# Hardly Handled Sale Saturday only!!!!



## jaster (Oct 7, 2007)

Well I think I have invested enough time into this little shop, I have asked for a 10% discount to be givin to all our customers Saturday! Man corner is filling up, time to liquidate!!!!!

Check all these goodies out!


----------



## jaster (Oct 7, 2007)

Hours have changed slightly, if you see something you gotta have, as always give us a call and we will run up to meet ya.


----------



## jaster (Oct 7, 2007)

Thanks to the fellow PFFers who stopped by today. I added new fishing items this evening after close. Will post pictures in the new add for next Saturday, incase yall are intrested


----------



## jspooney (Oct 2, 2007)

Did you sell the target? If not, how much? Thanks


----------



## jaster (Oct 7, 2007)

It is actually Maxfolds.

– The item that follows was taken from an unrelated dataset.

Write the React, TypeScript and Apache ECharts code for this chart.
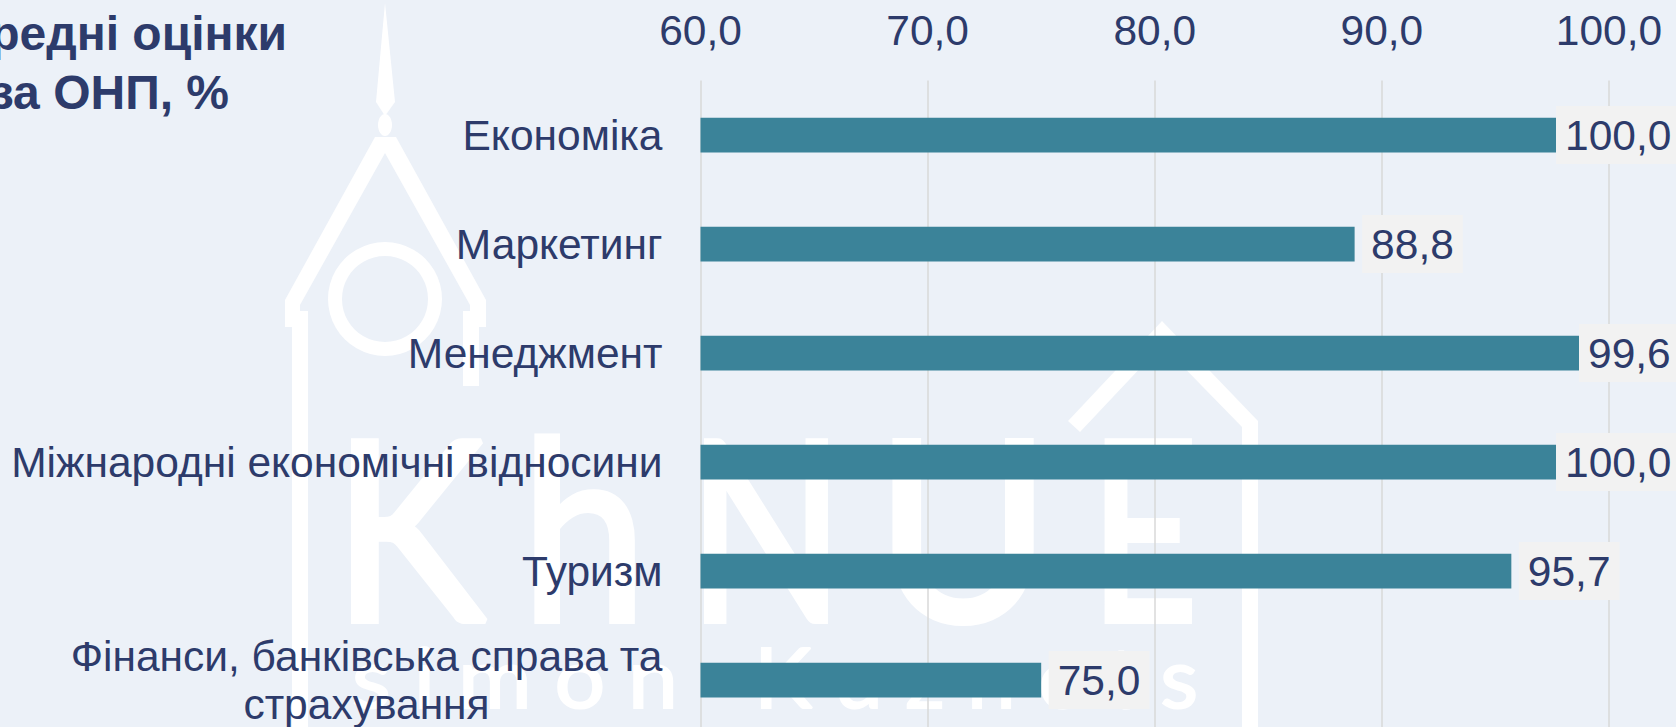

I am uncertain what he has on it? I will chexk when at the shop next!


----------



## jspooney (Oct 2, 2007)

Ok, thank you.


----------



## jaster (Oct 7, 2007)

It is actually Maxfolds. I am uncertain what he has on it? I will chexk when at the shop next!

wife says she thinks $20? She thunks there is a new cover for it?? I may have to go check it out?? Lol


----------



## jspooney (Oct 2, 2007)

Yeah, $20 sounds like a deal. I'm interested if you're not.


----------



## jaster (Oct 7, 2007)

Lol I have a black hole, so I will confirm the price and let ya know


----------



## jaster (Oct 7, 2007)

Yes the target is $20. The cover is not for it, but for a yellow jacket target, but goes with it!


----------